The snail’s pace of negotiations for Eric Bledsoe and Greg Monroe are somewhat explainable, given that both are restricted free agents. It’s a little harder to believe that unrestricted free agent Shawn Marion still remains unsigned. He started 76 games for the Mavs last season and all seven contests during the team’s first-round challenge of the eventual-champion Spurs. The 36-year-old is nearing the end of his career, but he still appears to have a lot left to give.
The Heat had been expected to make a push for Marion when free agency began, apparently viewing him as the sort of player whose addition could help convince LeBron James to stick around. Of course, LeBron ended up elsewhere, and Miami committed its available cash to Luol Deng, Josh McRoberts, Danny Granger and its own free agents, leaving only the minimum salary left to chase anyone else. The Mavs can’t offer Marion more than the minimum, either, having renounced their Bird Rights on the versatile forward, exhausted their cap space, and spent the room exception on Jameer Nelson.
The Dan Fegan client probably would have signed by now if he had been willing to accept the minimum salary, and it appears he continues to hold out for more. That’s in spite of a growing number of teams limited to paying only the minimum. There were 11 such clubs when I ran them down this past Friday, and the Lakers have since joined that group. Similarly, Marion probably would have signed by now if teams with the $5.305MM mid-level exception or better thought he was worthy of that sort of cash, so it seems there’s a disconnect at play. Marion doesn’t appear too worried, recently telling Eddie Sefko of the Dallas Morning News that, “It’s only July, man. We got two more months. We’ll just wait and see how it works out.”
Yet teams rarely dole out more than the minimum salary once September rolls around, and if they do, it’s not much more than that. So while there’s no need for Marion to sign now if he intends to play in the NBA next season, there’s urgency if he wants to play on a salary befitting his production.

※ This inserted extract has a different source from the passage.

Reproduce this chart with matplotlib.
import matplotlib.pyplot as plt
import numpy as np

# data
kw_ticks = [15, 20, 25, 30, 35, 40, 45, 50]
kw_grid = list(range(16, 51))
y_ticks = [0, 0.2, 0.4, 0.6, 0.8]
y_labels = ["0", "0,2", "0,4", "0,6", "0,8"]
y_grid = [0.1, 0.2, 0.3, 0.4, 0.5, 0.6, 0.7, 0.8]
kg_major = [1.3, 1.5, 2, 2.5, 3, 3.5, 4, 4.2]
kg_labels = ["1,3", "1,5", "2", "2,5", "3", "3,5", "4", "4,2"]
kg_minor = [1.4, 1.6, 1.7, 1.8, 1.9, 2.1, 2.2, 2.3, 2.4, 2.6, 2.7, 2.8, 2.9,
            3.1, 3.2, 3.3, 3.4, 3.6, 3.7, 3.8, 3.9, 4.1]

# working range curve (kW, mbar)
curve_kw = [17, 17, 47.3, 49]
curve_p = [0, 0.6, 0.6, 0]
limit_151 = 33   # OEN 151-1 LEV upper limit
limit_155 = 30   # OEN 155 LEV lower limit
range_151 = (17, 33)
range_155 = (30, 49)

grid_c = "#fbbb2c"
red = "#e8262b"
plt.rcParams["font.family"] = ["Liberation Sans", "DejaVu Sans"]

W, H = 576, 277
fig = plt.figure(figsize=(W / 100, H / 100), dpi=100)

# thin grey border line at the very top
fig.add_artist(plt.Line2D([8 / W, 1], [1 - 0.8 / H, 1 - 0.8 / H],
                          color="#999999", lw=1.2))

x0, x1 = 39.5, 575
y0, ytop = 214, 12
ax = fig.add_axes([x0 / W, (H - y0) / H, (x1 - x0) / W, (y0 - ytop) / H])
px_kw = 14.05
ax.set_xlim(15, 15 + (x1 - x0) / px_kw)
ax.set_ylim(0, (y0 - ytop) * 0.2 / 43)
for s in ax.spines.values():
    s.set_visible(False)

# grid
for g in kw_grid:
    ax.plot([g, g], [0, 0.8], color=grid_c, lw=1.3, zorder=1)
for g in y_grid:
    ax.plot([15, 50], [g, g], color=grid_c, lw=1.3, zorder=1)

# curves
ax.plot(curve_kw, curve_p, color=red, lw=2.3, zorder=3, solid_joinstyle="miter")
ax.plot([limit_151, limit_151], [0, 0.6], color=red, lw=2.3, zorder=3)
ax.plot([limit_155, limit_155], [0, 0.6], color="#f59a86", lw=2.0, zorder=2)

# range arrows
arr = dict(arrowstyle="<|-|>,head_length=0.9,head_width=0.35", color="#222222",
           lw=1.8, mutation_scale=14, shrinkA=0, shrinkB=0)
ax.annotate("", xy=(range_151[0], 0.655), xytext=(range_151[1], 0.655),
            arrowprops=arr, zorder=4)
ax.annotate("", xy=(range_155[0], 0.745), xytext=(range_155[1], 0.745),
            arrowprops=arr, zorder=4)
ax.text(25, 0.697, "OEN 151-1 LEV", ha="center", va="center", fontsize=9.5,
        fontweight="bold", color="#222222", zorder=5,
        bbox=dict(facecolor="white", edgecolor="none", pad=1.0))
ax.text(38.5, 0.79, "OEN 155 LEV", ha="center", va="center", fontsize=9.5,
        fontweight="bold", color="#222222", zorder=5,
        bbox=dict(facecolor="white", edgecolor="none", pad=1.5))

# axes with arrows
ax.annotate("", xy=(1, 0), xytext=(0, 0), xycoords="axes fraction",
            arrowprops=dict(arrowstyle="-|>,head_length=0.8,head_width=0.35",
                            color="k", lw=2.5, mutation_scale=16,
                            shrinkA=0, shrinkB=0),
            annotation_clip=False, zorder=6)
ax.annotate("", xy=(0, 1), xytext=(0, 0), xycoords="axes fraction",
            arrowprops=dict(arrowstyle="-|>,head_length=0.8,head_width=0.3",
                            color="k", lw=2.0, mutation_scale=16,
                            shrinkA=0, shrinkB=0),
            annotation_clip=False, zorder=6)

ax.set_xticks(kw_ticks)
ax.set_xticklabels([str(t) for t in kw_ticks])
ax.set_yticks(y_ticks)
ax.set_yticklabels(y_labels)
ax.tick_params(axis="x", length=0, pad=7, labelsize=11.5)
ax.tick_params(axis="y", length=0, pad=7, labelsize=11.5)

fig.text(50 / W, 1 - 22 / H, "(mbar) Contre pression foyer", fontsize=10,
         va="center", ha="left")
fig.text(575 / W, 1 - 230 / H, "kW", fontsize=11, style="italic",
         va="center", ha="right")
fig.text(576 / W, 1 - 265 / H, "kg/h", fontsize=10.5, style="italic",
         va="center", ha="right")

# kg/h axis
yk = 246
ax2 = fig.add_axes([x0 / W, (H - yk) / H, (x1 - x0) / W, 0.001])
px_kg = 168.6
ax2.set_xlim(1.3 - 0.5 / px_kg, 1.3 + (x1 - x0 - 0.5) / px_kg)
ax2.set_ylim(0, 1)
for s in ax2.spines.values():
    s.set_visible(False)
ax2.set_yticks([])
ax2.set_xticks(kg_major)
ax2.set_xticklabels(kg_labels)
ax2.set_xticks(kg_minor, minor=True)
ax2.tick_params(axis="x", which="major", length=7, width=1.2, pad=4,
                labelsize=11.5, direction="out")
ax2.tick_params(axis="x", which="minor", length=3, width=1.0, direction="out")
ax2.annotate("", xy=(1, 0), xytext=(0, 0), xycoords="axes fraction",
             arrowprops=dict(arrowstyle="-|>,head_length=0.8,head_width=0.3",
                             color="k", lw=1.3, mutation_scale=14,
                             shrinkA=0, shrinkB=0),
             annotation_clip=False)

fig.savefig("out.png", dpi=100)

Marion remains valuable, but there’s no doubt that he’s slowing down. The Mavs outscored opponents by 7.8 points per 100 possessions whenever Marion sat this past season, but they only broke even when he was on the floor, according to NBA.com. He put up a career-worst 13.7 PER this past season, a rather steep decline from his 18.0 mark in 2012/13. His 10.4 points per game in 2013/14 were his fewest since his rookie season, though that was a product of his shot attempts per contest nearing a career low as he played on a Mavs team that could draw its offense from an array of other capable sources.

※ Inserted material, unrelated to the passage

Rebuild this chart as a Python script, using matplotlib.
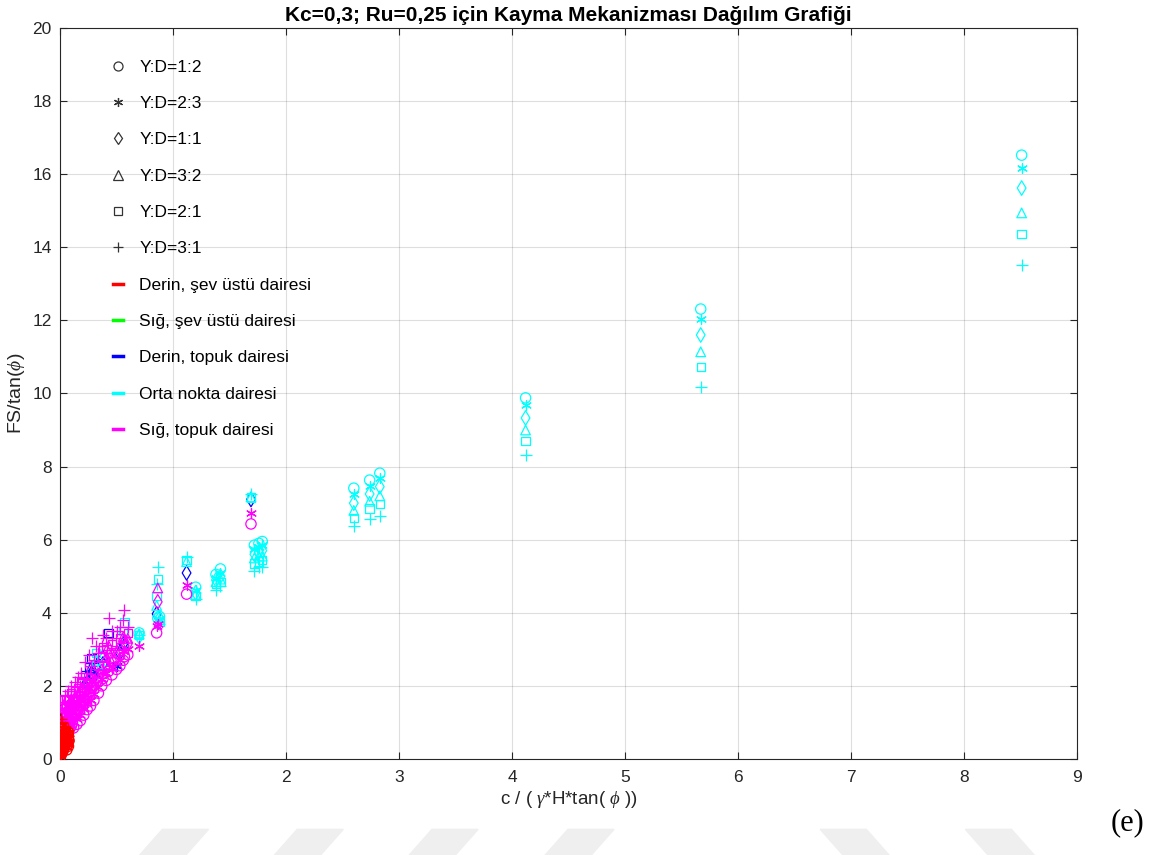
"""
Kayma mekanizmasi dagilim grafigi (Kc=0,3; Ru=0,25).
Six slope ratios (marker) x five failure mechanisms (colour).
"""

import matplotlib
matplotlib.use("Agg")
import matplotlib.pyplot as plt
from matplotlib.lines import Line2D
from matplotlib.patches import Polygon

plt.rcParams["font.family"] = ["Liberation Sans", "DejaVu Sans"]
plt.rcParams["mathtext.fontset"] = "custom"
plt.rcParams["mathtext.it"] = "Liberation Serif:italic"

# c / (gamma*H*tan(phi)) for every analysed case
X = [0.003, 0.006, 0.008, 0.012, 0.015, 0.02, 0.025, 0.03, 0.035, 0.04,
     0.045, 0.05, 0.055, 0.02, 0.04, 0.07, 0.07, 0.09, 0.10, 0.10,
     0.12, 0.13, 0.15, 0.16, 0.18, 0.19, 0.21, 0.22, 0.24, 0.26,
     0.27, 0.28, 0.30, 0.32, 0.34, 0.37, 0.38, 0.41, 0.43, 0.46,
     0.50, 0.53, 0.56, 0.57, 0.60, 0.70, 0.855, 0.865, 0.88, 1.12,
     1.20, 1.38, 1.42, 1.69, 1.72, 1.76, 1.79, 2.60, 2.74, 2.83,
     4.12, 5.67, 8.51, 0.06, 0.065, 0.075, 0.08]

# FS/tan(phi) for each slope ratio Y:D
FS_12 = [0.05, 0.10, 0.20, 0.30, 0.15, 0.35, 0.20, 0.45, 0.28, 0.50,
         0.38, 0.55, 0.45, 1.00, 1.20, 0.80, 1.05, 0.85, 0.90, 1.20,
         0.85, 1.25, 0.95, 1.35, 1.05, 1.50, 1.20, 1.60, 1.35, 1.75,
         1.45, 1.95, 1.60, 2.10, 1.80, 2.00, 2.20, 2.15, 2.40, 2.30,
         2.45, 2.55, 2.70, 2.80, 2.85, 3.45, 3.45, 3.85, 3.90, 4.51,
         4.70, 5.05, 5.20, 6.43, 5.85, 5.90, 5.95, 7.41, 7.63, 7.82,
         9.88, 12.31, 16.52, 0.25, 0.40, 0.35, 0.50]
FS_23 = [0.08, 0.15, 0.28, 0.40, 0.22, 0.45, 0.30, 0.55, 0.36, 0.58,
         0.46, 0.62, 0.52, 1.10, 1.30, 0.92, 1.18, 0.95, 1.05, 1.35,
         1.00, 1.40, 1.10, 1.50, 1.20, 1.65, 1.38, 1.78, 1.50, 1.95,
         1.62, 2.15, 1.78, 2.30, 1.98, 2.20, 2.40, 2.35, 2.60, 2.50,
         2.55, 2.70, 2.95, 2.95, 3.00, 3.10, 3.65, 3.70, 3.82, 4.76,
         4.62, 4.95, 5.10, 6.72, 5.75, 5.80, 5.85, 7.25, 7.48, 7.68,
         9.69, 12.04, 16.17, 0.32, 0.48, 0.42, 0.58]
FS_11 = [0.12, 0.22, 0.38, 0.52, 0.30, 0.58, 0.42, 0.65, 0.45, 0.68,
         0.55, 0.70, 0.60, 1.20, 1.40, 1.05, 1.30, 1.08, 1.20, 1.50,
         1.15, 1.55, 1.25, 1.65, 1.38, 1.80, 1.55, 1.95, 1.68, 2.10,
         1.80, 2.35, 1.95, 2.50, 2.15, 2.40, 2.60, 2.55, 2.85, 2.70,
         2.75, 2.90, 3.15, 3.10, 3.15, 3.35, 3.97, 4.30, 3.85, 5.09,
         4.55, 4.90, 5.00, 7.10, 5.60, 5.65, 5.70, 7.00, 7.25, 7.45,
         9.33, 11.60, 15.62, 0.40, 0.56, 0.50, 0.66]
FS_32 = [0.15, 0.30, 0.48, 0.65, 0.40, 0.70, 0.52, 0.75, 0.55, 0.78,
         0.64, 0.80, 0.68, 1.30, 1.52, 1.18, 1.45, 1.22, 1.35, 1.65,
         1.30, 1.70, 1.42, 1.80, 1.55, 1.95, 1.72, 2.10, 1.85, 2.30,
         2.00, 2.55, 2.15, 2.70, 2.35, 2.60, 2.85, 2.78, 3.10, 2.90,
         2.95, 3.10, 3.35, 3.30, 3.30, 3.42, 4.20, 4.68, 3.80, 5.40,
         4.50, 4.85, 4.92, 7.17, 5.50, 5.55, 5.55, 6.80, 7.05, 7.20,
         9.00, 11.14, 14.94, 0.48, 0.64, 0.58, 0.74]
FS_21 = [0.20, 0.38, 0.60, 0.80, 0.50, 0.85, 0.65, 0.88, 0.68, 0.90,
         0.75, 0.92, 0.78, 1.40, 1.62, 1.32, 1.60, 1.38, 1.50, 1.80,
         1.45, 1.85, 1.60, 1.95, 1.72, 2.10, 1.90, 2.30, 2.05, 2.50,
         2.20, 2.75, 2.35, 2.90, 2.55, 2.80, 3.05, 3.00, 3.45, 3.15,
         3.20, 3.30, 3.50, 3.73, 3.45, 3.40, 4.45, 4.92, 3.75, 5.45,
         4.45, 4.78, 4.85, 7.15, 5.35, 5.40, 5.45, 6.60, 6.85, 6.98,
         8.70, 10.72, 14.36, 0.56, 0.72, 0.66, 0.82]
FS_31 = [0.28, 0.50, 0.75, 1.10, 0.62, 1.02, 0.80, 1.00, 0.82, 1.05,
         0.88, 1.05, 0.90, 1.55, 1.75, 1.52, 1.85, 1.58, 1.75, 2.00,
         1.70, 2.10, 1.85, 2.25, 2.00, 2.35, 2.20, 2.65, 2.35, 2.85,
         2.55, 3.30, 2.70, 3.10, 2.90, 3.10, 3.40, 3.30, 3.87, 3.50,
         3.50, 3.60, 3.80, 4.07, 3.60, 3.38, 4.80, 5.25, 3.70, 5.52,
         4.38, 4.62, 4.72, 7.25, 5.15, 5.25, 5.25, 6.37, 6.57, 6.65,
         8.32, 10.18, 13.52, 0.66, 0.85, 0.78, 0.95]

# failure mechanism per case and ratio (r/g/b/c/m, order 1:2 2:3 1:1 3:2 2:1 3:1)
MECH = ["rrrrrr", "rrrrrr", "rrrrrr", "rrrrrr", "rrrrrr", "rrrrrr", "rrrrrr",
        "rrrrrm", "rrrrrr", "rrrrmm", "rrrrrr", "rrrmmm", "rrrrrm", "mmmmmm",
        "mmmmmm", "mmmmmm", "mmmmmm", "mmmmmm", "mmmmmm", "mmmmmm", "mmmmmm",
        "mmmmmm", "mmmmmm", "mmmmmm", "mmmmmm", "mmmmmm", "mmmmmm", "mmmbbm",
        "mmmmmm", "mmbbbm", "mmmmmm", "mmbbbm", "mmmmmm", "mbbccm", "mmmmmm",
        "mmmcmm", "mmbbmm", "mmmmmm", "mmmmbm", "mmmmmm", "mbmmmm", "mmbmmm",
        "mmbmcm", "mmbmcm", "mmmmmm", "cmcccc", "mmbccc", "cmmmcc", "cccccc",
        "mmbccc", "cccccc", "cccccc", "cccccc", "mmbccc", "cccccc", "cccccc",
        "cccccc", "cccccc", "cccccc", "cccccc", "cccccc", "cccccc", "cccccc",
        "rrrrrr", "rrrrrm", "rrrrrr", "rrrrmm"]

RATIOS = ["Y:D=1:2", "Y:D=2:3", "Y:D=1:1", "Y:D=3:2", "Y:D=2:1", "Y:D=3:1"]
MECH_CODES = ["r", "g", "b", "c", "m"]
MECH_LABELS = ["Derin, şev üstü dairesi", "Sığ, şev üstü dairesi",
               "Derin, topuk dairesi", "Orta nokta dairesi", "Sığ, topuk dairesi"]

COLORS = {"r": "#ff0000", "g": "#00ff00", "b": "#0000ff",
          "c": "#00ffff", "m": "#ff00ff"}
MARKERS = ["o", (6, 2, 0), "d", "^", "s", "+"]
SIZES = [55, 50, 55, 48, 36, 75]
DRAW_ORDER = ["g", "b", "c", "m", "r"]

fig = plt.figure(figsize=(11.52, 8.55), dpi=100)
ax = fig.add_axes([0.0521, 0.1123, 0.8828, 0.855])

series = [FS_12, FS_23, FS_11, FS_32, FS_21, FS_31]
for code in DRAW_ORDER:
    for i, fs in enumerate(series):
        xs = [X[k] for k in range(len(X)) if MECH[k][i] == code]
        ys = [fs[k] for k in range(len(X)) if MECH[k][i] == code]
        if not xs:
            continue
        if MARKERS[i] == "+" or isinstance(MARKERS[i], tuple):
            ax.scatter(xs, ys, marker=MARKERS[i], s=SIZES[i],
                       color=COLORS[code], linewidths=0.9, zorder=3)
        else:
            ax.scatter(xs, ys, marker=MARKERS[i], s=SIZES[i],
                       facecolors="none", edgecolors=COLORS[code],
                       linewidths=0.9, zorder=3)

ax.set_xlim(0, 9)
ax.set_ylim(0, 20)
ax.set_xticks(range(0, 10))
ax.set_yticks(range(0, 21, 2))
ax.grid(True, color="#262626", alpha=0.15, linewidth=0.8)
ax.set_axisbelow(True)
ax.tick_params(direction="in", length=5, colors="#262626", labelsize=12.5,
               top=True, right=True, labeltop=False, labelright=False)
ax.tick_params(axis="x", pad=8)
ax.tick_params(axis="y", pad=6)
for sp in ax.spines.values():
    sp.set_color("#262626")
    sp.set_linewidth(0.8)

ax.set_xlabel(r"c / ( $\gamma$*H*tan( $\phi$ ))", fontsize=13.5, color="#262626",
              labelpad=3)
ax.set_ylabel(r"FS/tan($\phi$)", fontsize=14, color="#262626", labelpad=4)
ax.set_title("Kc=0,3; Ru=0,25 için Kayma Mekanizması Dağılım Grafiği",
             fontsize=15, fontweight="bold", pad=5)

handles = []
for i, lab in enumerate(RATIOS):
    handles.append(Line2D([], [], linestyle="none", marker=MARKERS[i],
                          markersize=6.5 if MARKERS[i] != "s" else 5.5,
                          markerfacecolor="none", markeredgecolor="#333333",
                          color="#333333", markeredgewidth=0.9, label=lab))
for code, lab in zip(MECH_CODES, MECH_LABELS):
    handles.append(Line2D([], [], color=COLORS[code], linewidth=2.5, label=lab))

ax.legend(handles=handles, loc="upper left", bbox_to_anchor=(0.037, 0.978),
          frameon=False, fontsize=12.5, labelspacing=1.22, handlelength=0.55,
          handletextpad=0.95)

fig.text(0.993, 0.038, "(e)", fontsize=22, family="Liberation Serif",
         ha="right", va="center")

# faint page watermark strips
shade = "#efefef"
for x0 in [0.118, 0.235, 0.352, 0.470]:
    fig.patches.append(Polygon([[x0 + 0.023, 0.030], [x0 + 0.063, 0.030],
                                [x0 + 0.040, -0.005], [x0, -0.005]],
                               closed=True, transform=fig.transFigure,
                               color=shade, zorder=0))
for x0 in [0.712, 0.838]:
    fig.patches.append(Polygon([[x0, 0.030], [x0 + 0.040, 0.030],
                                [x0 + 0.063, -0.005], [x0 + 0.023, -0.005]],
                               closed=True, transform=fig.transFigure,
                               color=shade, zorder=0))

fig.savefig("out.png", dpi=100)
plt.close(fig)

More encouraging was his three-point stroke, as he nearly doubled his attempts from that distance over the previous season and improved his accuracy to 35.8%, his best mark in 11 years. That percentage is just about average in today’s NBA, but it nonetheless represents growing proficiency in a sought-after skill that’s extended many careers. It’s more difficult to gauge just how strong a defender Marion remains, but suffice it to say that the Mavs entrusted him with holding together their defense in a lineup largely devoid of stoppers.
The Bulls and the Rockets are the teams other than the Heat and the Mavs to have been linked to Marion this month. Chicago, like Dallas and Miami, has only the minimum to offer, but Houston would be an intriguing suitor if its efforts intensify. The Rockets have most of their non-taxpayer’s mid-level exception to spend, as well as their $2.077MM biannual exception. It would surely please Rockets GM Daryl Morey to poach the Mavs’ starting small forward after Dallas had done the same to Morey’s team with a near-max offer sheet to Chandler Parsons. It’s worth wondering if Fegan, who represents Marion as well as Parsons, harbors ill feelings toward Morey and company, given the acrimony surrounding Parsons’ cross-Texas move. Still, that probably wouldn’t forestall a deal in the end, especially since the Rockets employ star Fegan client Dwight Howard.

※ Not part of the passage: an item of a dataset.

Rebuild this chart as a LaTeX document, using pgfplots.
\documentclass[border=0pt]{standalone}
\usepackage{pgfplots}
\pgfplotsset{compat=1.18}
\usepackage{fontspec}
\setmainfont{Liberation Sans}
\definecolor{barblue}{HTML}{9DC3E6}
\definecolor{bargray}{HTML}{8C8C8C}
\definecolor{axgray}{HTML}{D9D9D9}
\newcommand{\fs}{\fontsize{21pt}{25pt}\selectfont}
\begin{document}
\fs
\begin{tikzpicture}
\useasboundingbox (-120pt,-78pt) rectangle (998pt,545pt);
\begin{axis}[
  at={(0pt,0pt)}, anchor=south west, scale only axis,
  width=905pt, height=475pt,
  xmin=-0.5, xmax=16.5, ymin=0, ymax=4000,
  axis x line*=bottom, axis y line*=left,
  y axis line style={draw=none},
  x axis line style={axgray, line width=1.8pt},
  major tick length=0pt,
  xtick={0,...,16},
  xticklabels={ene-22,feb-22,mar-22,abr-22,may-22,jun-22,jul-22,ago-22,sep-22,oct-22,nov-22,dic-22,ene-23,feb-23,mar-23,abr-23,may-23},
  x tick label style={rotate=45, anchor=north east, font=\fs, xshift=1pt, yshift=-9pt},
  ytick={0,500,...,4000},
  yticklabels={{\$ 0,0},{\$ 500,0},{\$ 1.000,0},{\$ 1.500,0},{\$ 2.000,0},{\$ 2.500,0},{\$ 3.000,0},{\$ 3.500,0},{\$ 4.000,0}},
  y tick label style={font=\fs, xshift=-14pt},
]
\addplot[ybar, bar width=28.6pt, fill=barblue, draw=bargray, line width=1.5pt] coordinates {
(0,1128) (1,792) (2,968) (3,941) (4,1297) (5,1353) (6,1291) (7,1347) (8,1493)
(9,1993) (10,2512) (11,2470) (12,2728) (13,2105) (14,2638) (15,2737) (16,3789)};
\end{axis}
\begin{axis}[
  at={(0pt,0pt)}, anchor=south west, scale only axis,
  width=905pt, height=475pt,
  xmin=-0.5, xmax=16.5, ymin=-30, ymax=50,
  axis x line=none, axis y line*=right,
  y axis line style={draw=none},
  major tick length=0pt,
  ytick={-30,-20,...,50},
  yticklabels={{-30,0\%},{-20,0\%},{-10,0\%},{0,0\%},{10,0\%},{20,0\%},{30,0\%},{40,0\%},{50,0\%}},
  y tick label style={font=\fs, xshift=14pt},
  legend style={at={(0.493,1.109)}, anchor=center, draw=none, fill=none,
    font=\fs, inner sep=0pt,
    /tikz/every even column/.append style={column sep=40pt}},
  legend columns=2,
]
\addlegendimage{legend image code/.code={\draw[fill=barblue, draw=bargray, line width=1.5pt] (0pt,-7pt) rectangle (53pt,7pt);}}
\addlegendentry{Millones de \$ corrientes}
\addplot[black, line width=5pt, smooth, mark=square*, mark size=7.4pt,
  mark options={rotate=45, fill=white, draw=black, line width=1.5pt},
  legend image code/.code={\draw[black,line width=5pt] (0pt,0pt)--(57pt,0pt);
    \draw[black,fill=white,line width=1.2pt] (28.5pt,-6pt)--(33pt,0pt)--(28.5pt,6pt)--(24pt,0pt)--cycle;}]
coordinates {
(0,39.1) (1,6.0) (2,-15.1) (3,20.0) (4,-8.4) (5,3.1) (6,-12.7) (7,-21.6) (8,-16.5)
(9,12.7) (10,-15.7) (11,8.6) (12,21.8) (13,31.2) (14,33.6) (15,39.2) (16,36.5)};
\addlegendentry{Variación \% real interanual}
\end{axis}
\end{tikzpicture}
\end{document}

There are other seemingly attractive teams with either the cap space or the exceptions to give Marion a fair deal, including the Spurs, Hawks and Nuggets. Still, none have appeared to show interest. It’s conceivable that the market for Marion will soften once the fates of Bledsoe and Monroe are resolved. He’ll have opportunities, and it would be surprising if he doesn’t field multiple offers for better than the minimum. The questions are whether those offers will be for substantially more, just how long the deals would run, and just which teams will come to his doorstep. It seems as though Marion has ideals in mind for each, and, as he indicated, he doesn’t feel the need to compromise now, regardless of whether he’d ultimately be better served by doing so.